» **INFORMATION SHOWN**

------------------------------

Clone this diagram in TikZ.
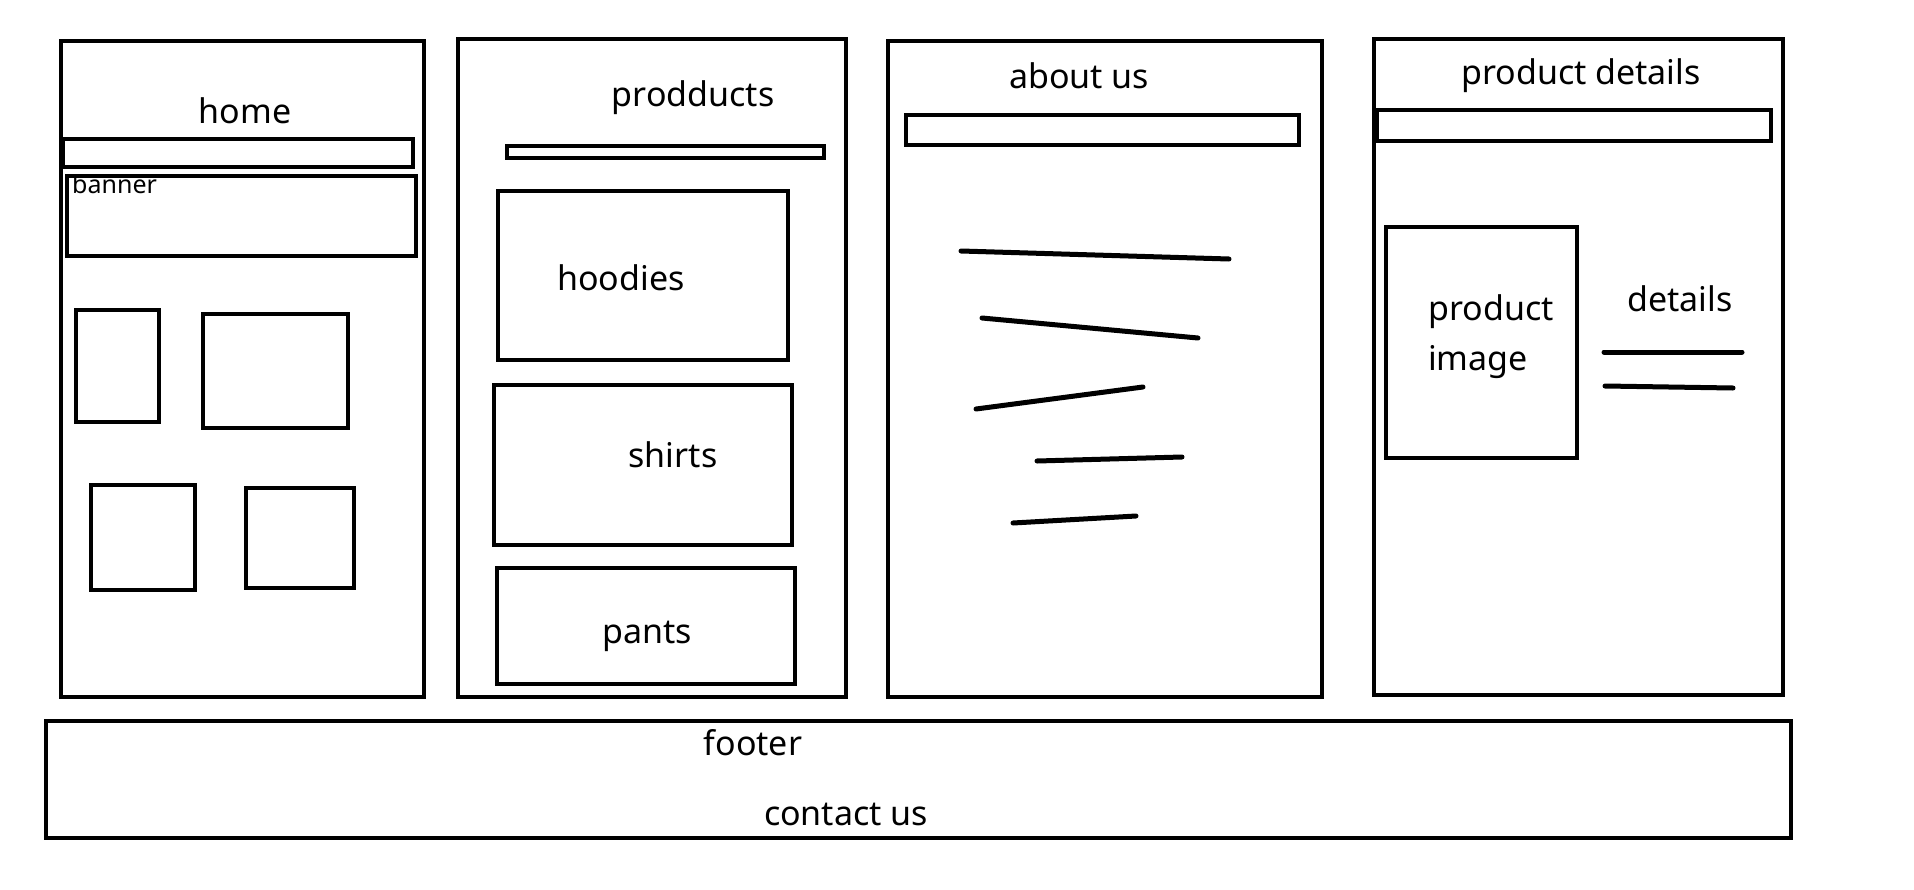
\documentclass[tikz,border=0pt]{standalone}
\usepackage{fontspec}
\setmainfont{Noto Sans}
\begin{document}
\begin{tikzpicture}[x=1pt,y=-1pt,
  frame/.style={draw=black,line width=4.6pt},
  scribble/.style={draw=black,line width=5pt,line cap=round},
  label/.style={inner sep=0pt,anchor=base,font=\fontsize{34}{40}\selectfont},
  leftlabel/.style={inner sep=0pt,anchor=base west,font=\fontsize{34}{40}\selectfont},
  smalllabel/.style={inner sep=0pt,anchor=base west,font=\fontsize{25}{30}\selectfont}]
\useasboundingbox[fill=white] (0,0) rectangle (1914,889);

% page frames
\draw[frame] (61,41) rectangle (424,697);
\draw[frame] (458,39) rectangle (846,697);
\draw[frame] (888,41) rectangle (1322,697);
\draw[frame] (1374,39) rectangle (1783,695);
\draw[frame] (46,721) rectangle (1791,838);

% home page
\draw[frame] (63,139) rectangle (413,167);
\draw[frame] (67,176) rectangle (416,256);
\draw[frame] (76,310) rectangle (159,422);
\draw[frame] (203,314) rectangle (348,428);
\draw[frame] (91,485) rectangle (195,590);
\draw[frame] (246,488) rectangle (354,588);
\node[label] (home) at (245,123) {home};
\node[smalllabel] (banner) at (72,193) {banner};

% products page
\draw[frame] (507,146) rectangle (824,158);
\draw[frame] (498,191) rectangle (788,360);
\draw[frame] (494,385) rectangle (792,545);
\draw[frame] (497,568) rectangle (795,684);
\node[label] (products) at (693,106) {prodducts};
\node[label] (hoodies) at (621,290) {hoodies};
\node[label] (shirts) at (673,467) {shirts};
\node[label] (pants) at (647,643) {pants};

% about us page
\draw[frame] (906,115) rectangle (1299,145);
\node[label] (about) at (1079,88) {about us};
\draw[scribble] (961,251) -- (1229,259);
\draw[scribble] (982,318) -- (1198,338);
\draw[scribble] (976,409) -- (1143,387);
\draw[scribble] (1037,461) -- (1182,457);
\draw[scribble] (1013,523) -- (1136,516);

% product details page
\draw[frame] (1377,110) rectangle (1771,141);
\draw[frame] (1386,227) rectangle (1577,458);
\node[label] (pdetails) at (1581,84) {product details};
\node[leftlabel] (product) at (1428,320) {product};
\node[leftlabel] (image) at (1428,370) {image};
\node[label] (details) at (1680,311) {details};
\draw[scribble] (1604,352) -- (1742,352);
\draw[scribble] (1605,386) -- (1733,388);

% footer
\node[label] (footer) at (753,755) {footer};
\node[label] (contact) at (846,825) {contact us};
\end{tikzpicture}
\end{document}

------------------------------

» **PROBLEM STATEMENT**
Restate the whole of the material word for word without the pictures.

» **ANSWER**
Clone this diagram in TikZ.
\documentclass[tikz,border=0pt]{standalone}
\usepackage{fontspec}
\setmainfont{Noto Sans}
\begin{document}
\begin{tikzpicture}[x=1pt,y=-1pt,
  frame/.style={draw=black,line width=4.6pt},
  scribble/.style={draw=black,line width=5pt,line cap=round},
  label/.style={inner sep=0pt,anchor=base,font=\fontsize{34}{40}\selectfont},
  leftlabel/.style={inner sep=0pt,anchor=base west,font=\fontsize{34}{40}\selectfont},
  smalllabel/.style={inner sep=0pt,anchor=base west,font=\fontsize{25}{30}\selectfont}]
\useasboundingbox[fill=white] (0,0) rectangle (1914,889);

% page frames
\draw[frame] (61,41) rectangle (424,697);
\draw[frame] (458,39) rectangle (846,697);
\draw[frame] (888,41) rectangle (1322,697);
\draw[frame] (1374,39) rectangle (1783,695);
\draw[frame] (46,721) rectangle (1791,838);

% home page
\draw[frame] (63,139) rectangle (413,167);
\draw[frame] (67,176) rectangle (416,256);
\draw[frame] (76,310) rectangle (159,422);
\draw[frame] (203,314) rectangle (348,428);
\draw[frame] (91,485) rectangle (195,590);
\draw[frame] (246,488) rectangle (354,588);
\node[label] (home) at (245,123) {home};
\node[smalllabel] (banner) at (72,193) {banner};

% products page
\draw[frame] (507,146) rectangle (824,158);
\draw[frame] (498,191) rectangle (788,360);
\draw[frame] (494,385) rectangle (792,545);
\draw[frame] (497,568) rectangle (795,684);
\node[label] (products) at (693,106) {prodducts};
\node[label] (hoodies) at (621,290) {hoodies};
\node[label] (shirts) at (673,467) {shirts};
\node[label] (pants) at (647,643) {pants};

% about us page
\draw[frame] (906,115) rectangle (1299,145);
\node[label] (about) at (1079,88) {about us};
\draw[scribble] (961,251) -- (1229,259);
\draw[scribble] (982,318) -- (1198,338);
\draw[scribble] (976,409) -- (1143,387);
\draw[scribble] (1037,461) -- (1182,457);
\draw[scribble] (1013,523) -- (1136,516);

% product details page
\draw[frame] (1377,110) rectangle (1771,141);
\draw[frame] (1386,227) rectangle (1577,458);
\node[label] (pdetails) at (1581,84) {product details};
\node[leftlabel] (product) at (1428,320) {product};
\node[leftlabel] (image) at (1428,370) {image};
\node[label] (details) at (1680,311) {details};
\draw[scribble] (1604,352) -- (1742,352);
\draw[scribble] (1605,386) -- (1733,388);

% footer
\node[label] (footer) at (753,755) {footer};
\node[label] (contact) at (846,825) {contact us};
\end{tikzpicture}
\end{document}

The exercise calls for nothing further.